COLLECTED MATERIAL:
---+---
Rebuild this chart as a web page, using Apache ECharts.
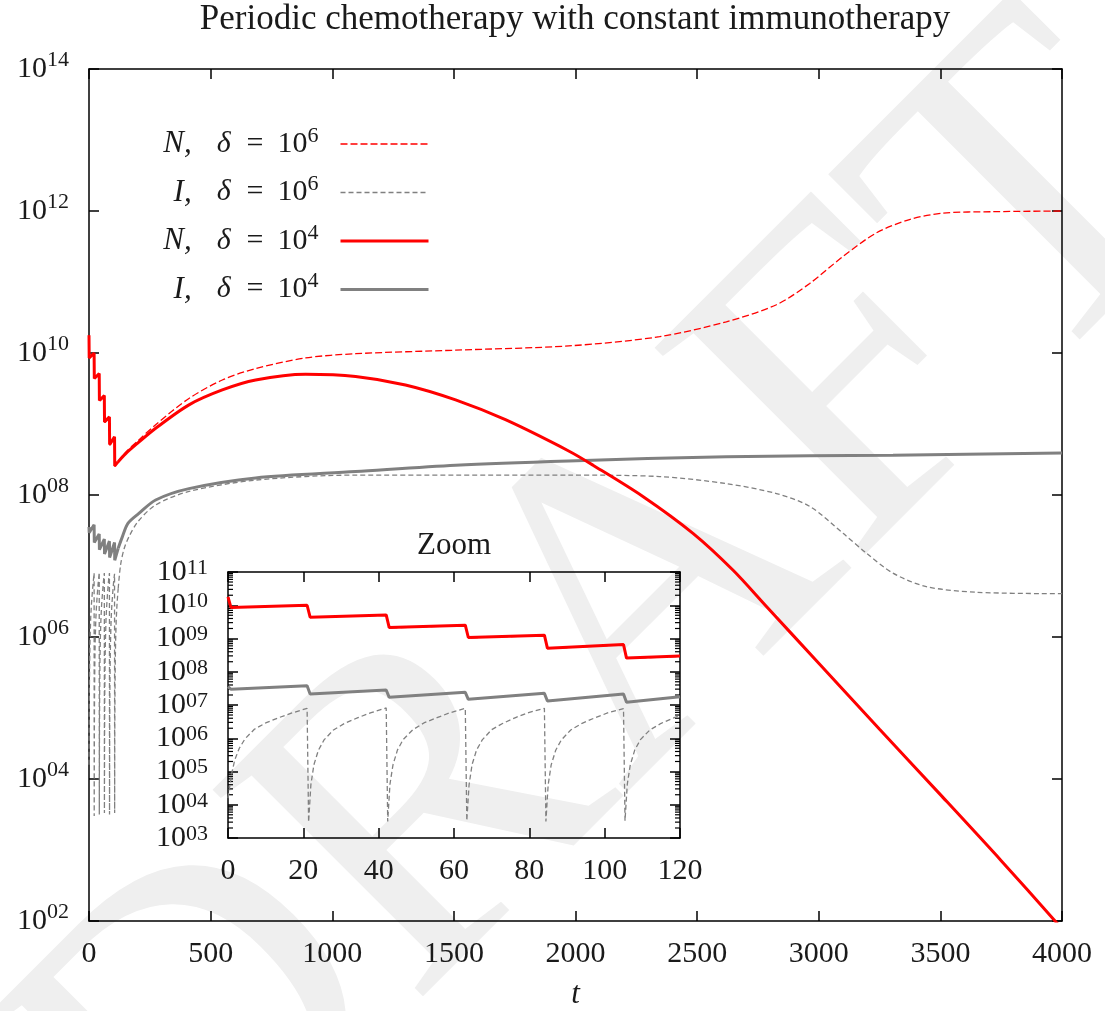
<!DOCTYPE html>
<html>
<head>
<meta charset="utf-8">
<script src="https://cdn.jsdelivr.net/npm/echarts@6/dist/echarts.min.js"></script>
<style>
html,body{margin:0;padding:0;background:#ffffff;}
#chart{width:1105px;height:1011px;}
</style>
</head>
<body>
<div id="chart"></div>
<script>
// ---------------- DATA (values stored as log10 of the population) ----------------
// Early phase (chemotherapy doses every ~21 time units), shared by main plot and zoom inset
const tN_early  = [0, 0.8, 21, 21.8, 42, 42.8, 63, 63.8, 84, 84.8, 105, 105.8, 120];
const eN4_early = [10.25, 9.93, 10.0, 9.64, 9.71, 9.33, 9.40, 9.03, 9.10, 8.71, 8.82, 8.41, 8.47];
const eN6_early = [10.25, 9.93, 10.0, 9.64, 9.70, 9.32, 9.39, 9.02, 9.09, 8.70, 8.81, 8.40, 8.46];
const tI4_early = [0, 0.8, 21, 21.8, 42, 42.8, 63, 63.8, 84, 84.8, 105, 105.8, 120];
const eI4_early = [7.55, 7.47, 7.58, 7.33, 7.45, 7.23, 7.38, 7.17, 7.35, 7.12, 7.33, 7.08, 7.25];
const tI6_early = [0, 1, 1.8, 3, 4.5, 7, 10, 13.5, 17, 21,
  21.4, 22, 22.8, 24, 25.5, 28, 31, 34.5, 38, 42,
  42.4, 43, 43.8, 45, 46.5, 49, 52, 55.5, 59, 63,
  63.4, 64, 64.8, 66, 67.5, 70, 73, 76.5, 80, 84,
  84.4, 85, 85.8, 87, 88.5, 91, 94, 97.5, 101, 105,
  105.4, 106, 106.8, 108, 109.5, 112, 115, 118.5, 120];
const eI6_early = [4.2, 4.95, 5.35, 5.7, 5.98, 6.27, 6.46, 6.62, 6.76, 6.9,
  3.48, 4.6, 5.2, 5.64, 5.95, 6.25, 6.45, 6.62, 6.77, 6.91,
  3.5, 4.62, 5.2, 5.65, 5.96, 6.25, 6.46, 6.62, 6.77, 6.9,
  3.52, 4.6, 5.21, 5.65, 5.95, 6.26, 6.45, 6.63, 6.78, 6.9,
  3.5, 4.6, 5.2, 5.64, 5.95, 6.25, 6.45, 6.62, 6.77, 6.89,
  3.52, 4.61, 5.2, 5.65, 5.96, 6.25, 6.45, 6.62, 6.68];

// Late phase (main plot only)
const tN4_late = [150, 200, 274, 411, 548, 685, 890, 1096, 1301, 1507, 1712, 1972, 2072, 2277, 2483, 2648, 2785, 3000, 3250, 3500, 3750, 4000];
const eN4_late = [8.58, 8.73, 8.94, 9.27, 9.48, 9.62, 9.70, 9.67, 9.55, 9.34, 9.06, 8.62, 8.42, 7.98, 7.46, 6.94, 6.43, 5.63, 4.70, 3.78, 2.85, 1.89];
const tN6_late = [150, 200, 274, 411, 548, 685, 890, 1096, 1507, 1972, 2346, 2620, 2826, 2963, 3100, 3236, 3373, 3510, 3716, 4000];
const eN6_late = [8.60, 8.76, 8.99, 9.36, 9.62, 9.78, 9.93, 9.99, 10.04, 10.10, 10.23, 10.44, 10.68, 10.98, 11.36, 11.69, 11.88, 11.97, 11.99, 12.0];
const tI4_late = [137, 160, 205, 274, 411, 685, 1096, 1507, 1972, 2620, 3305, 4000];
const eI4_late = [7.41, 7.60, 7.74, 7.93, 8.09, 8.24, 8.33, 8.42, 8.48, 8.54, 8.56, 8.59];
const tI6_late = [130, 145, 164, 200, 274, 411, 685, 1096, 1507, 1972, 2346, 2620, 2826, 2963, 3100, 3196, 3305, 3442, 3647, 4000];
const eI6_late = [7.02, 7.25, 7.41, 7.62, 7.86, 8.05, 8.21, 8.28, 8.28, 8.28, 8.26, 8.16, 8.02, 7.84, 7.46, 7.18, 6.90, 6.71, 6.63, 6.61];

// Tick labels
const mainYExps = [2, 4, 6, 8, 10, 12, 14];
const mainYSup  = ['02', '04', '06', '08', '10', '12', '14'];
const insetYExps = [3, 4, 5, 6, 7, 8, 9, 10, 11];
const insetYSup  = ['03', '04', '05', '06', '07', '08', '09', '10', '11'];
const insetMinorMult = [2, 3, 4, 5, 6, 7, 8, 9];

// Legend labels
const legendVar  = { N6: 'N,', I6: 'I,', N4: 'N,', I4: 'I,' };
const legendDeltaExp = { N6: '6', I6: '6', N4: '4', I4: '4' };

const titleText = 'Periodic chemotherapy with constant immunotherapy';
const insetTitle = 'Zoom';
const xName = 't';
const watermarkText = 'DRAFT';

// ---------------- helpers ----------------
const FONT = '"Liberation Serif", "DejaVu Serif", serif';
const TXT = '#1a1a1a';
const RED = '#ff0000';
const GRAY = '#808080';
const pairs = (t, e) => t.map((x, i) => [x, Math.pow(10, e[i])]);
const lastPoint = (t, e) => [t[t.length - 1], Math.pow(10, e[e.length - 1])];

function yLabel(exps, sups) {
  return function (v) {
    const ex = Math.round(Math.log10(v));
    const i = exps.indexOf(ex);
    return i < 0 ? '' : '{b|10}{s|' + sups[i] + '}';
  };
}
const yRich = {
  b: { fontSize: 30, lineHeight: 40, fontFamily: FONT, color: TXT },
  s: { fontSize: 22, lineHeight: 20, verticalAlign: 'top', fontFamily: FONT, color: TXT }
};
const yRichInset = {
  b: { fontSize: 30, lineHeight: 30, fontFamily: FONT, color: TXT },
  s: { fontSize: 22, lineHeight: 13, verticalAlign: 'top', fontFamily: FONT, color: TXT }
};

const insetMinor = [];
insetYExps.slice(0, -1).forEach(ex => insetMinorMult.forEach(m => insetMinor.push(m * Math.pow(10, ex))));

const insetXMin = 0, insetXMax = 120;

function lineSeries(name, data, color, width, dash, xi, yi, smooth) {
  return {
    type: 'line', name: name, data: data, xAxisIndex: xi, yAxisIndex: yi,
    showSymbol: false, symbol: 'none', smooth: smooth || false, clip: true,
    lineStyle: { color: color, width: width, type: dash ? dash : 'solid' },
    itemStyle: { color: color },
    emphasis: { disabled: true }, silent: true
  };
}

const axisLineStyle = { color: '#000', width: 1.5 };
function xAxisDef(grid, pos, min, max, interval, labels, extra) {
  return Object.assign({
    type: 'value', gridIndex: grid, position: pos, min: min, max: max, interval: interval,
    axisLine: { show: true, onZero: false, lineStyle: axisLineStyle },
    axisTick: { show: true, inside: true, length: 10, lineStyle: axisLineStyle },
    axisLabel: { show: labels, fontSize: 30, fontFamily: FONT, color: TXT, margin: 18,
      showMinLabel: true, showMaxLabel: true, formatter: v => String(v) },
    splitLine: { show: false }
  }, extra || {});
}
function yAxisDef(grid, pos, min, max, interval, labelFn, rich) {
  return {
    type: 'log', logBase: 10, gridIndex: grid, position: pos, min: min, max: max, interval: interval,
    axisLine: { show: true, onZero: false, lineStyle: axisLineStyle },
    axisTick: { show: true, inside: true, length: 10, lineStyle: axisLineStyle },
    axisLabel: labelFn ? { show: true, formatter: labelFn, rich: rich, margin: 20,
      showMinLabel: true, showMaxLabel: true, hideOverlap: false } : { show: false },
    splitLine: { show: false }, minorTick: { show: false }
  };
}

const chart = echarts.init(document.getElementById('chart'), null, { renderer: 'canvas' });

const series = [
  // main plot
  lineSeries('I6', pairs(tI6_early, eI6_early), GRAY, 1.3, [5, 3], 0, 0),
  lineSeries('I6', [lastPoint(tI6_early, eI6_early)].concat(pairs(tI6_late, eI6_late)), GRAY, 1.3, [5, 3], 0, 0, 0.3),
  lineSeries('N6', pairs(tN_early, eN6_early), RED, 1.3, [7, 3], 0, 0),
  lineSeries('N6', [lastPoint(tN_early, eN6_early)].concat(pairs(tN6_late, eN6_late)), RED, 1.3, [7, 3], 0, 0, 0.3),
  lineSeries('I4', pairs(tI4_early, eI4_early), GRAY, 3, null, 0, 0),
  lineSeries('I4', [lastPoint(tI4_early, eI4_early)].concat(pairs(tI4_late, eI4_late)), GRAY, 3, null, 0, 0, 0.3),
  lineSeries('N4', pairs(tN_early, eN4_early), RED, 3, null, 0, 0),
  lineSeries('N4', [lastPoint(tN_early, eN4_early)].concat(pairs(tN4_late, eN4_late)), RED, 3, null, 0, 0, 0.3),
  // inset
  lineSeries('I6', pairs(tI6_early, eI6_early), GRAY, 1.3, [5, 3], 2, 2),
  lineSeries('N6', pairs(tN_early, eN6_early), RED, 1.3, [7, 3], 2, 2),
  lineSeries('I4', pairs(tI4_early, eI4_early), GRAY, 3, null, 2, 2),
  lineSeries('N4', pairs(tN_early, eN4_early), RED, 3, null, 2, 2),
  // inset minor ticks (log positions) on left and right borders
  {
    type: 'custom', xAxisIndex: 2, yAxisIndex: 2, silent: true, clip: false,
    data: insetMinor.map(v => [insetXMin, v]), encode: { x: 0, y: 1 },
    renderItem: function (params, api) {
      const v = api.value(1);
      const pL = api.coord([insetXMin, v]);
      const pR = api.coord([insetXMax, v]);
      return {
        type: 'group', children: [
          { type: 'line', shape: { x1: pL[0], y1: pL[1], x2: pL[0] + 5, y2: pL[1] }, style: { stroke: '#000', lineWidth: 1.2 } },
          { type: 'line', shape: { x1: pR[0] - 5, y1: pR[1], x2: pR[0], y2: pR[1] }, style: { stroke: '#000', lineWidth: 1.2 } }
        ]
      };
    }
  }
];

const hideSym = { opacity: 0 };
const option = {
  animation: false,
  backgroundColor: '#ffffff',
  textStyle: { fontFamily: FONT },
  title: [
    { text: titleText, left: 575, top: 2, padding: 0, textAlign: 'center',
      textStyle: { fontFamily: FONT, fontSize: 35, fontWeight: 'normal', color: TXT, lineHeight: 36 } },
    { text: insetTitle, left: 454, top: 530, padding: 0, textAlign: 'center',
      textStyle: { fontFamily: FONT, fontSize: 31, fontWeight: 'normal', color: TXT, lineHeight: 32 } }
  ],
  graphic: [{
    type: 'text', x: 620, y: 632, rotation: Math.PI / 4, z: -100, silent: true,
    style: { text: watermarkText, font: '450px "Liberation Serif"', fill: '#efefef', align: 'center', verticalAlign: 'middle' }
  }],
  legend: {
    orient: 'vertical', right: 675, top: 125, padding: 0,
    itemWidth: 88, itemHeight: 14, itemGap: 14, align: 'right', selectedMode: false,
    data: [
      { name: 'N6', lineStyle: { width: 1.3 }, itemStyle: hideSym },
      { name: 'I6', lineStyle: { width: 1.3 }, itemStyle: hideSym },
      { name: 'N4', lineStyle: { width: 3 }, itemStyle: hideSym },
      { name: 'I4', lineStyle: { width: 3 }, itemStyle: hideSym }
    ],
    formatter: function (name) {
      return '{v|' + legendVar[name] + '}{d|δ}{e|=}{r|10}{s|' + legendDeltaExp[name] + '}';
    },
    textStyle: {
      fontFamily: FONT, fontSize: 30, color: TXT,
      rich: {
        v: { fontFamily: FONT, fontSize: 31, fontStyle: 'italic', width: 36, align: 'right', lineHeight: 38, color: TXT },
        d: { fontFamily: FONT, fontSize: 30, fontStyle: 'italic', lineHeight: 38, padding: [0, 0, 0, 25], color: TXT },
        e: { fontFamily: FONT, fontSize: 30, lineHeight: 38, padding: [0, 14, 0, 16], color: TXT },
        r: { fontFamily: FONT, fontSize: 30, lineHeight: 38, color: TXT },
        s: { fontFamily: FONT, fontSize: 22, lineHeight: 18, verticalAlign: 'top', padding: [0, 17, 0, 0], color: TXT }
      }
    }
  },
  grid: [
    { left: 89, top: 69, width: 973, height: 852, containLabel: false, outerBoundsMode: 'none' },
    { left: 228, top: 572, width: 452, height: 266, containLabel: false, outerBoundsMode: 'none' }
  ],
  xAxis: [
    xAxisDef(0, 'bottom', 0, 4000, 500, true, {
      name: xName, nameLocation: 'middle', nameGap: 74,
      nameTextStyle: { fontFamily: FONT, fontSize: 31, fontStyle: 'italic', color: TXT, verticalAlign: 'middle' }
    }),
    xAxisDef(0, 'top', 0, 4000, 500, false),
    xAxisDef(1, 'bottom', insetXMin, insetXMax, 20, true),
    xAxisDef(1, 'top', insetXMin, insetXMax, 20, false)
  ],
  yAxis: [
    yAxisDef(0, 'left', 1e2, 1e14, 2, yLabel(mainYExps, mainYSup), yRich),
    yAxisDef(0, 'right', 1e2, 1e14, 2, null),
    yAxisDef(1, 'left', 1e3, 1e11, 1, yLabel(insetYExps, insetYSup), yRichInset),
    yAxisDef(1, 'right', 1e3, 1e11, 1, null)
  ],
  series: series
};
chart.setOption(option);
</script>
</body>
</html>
---+---
SHORT EXERCISE: Return only the lines from the start of the data through the line that contains "3.52, 4.61, 5.2, 5.65, 5.96, 6.25, 6.45, 6.62, 6.68];", please, copying them exactly and omitting all pictures.

SOLUTION:
Rebuild this chart as a web page, using Apache ECharts.
<!DOCTYPE html>
<html>
<head>
<meta charset="utf-8">
<script src="https://cdn.jsdelivr.net/npm/echarts@6/dist/echarts.min.js"></script>
<style>
html,body{margin:0;padding:0;background:#ffffff;}
#chart{width:1105px;height:1011px;}
</style>
</head>
<body>
<div id="chart"></div>
<script>
// ---------------- DATA (values stored as log10 of the population) ----------------
// Early phase (chemotherapy doses every ~21 time units), shared by main plot and zoom inset
const tN_early  = [0, 0.8, 21, 21.8, 42, 42.8, 63, 63.8, 84, 84.8, 105, 105.8, 120];
const eN4_early = [10.25, 9.93, 10.0, 9.64, 9.71, 9.33, 9.40, 9.03, 9.10, 8.71, 8.82, 8.41, 8.47];
const eN6_early = [10.25, 9.93, 10.0, 9.64, 9.70, 9.32, 9.39, 9.02, 9.09, 8.70, 8.81, 8.40, 8.46];
const tI4_early = [0, 0.8, 21, 21.8, 42, 42.8, 63, 63.8, 84, 84.8, 105, 105.8, 120];
const eI4_early = [7.55, 7.47, 7.58, 7.33, 7.45, 7.23, 7.38, 7.17, 7.35, 7.12, 7.33, 7.08, 7.25];
const tI6_early = [0, 1, 1.8, 3, 4.5, 7, 10, 13.5, 17, 21,
  21.4, 22, 22.8, 24, 25.5, 28, 31, 34.5, 38, 42,
  42.4, 43, 43.8, 45, 46.5, 49, 52, 55.5, 59, 63,
  63.4, 64, 64.8, 66, 67.5, 70, 73, 76.5, 80, 84,
  84.4, 85, 85.8, 87, 88.5, 91, 94, 97.5, 101, 105,
  105.4, 106, 106.8, 108, 109.5, 112, 115, 118.5, 120];
const eI6_early = [4.2, 4.95, 5.35, 5.7, 5.98, 6.27, 6.46, 6.62, 6.76, 6.9,
  3.48, 4.6, 5.2, 5.64, 5.95, 6.25, 6.45, 6.62, 6.77, 6.91,
  3.5, 4.62, 5.2, 5.65, 5.96, 6.25, 6.46, 6.62, 6.77, 6.9,
  3.52, 4.6, 5.21, 5.65, 5.95, 6.26, 6.45, 6.63, 6.78, 6.9,
  3.5, 4.6, 5.2, 5.64, 5.95, 6.25, 6.45, 6.62, 6.77, 6.89,
  3.52, 4.61, 5.2, 5.65, 5.96, 6.25, 6.45, 6.62, 6.68];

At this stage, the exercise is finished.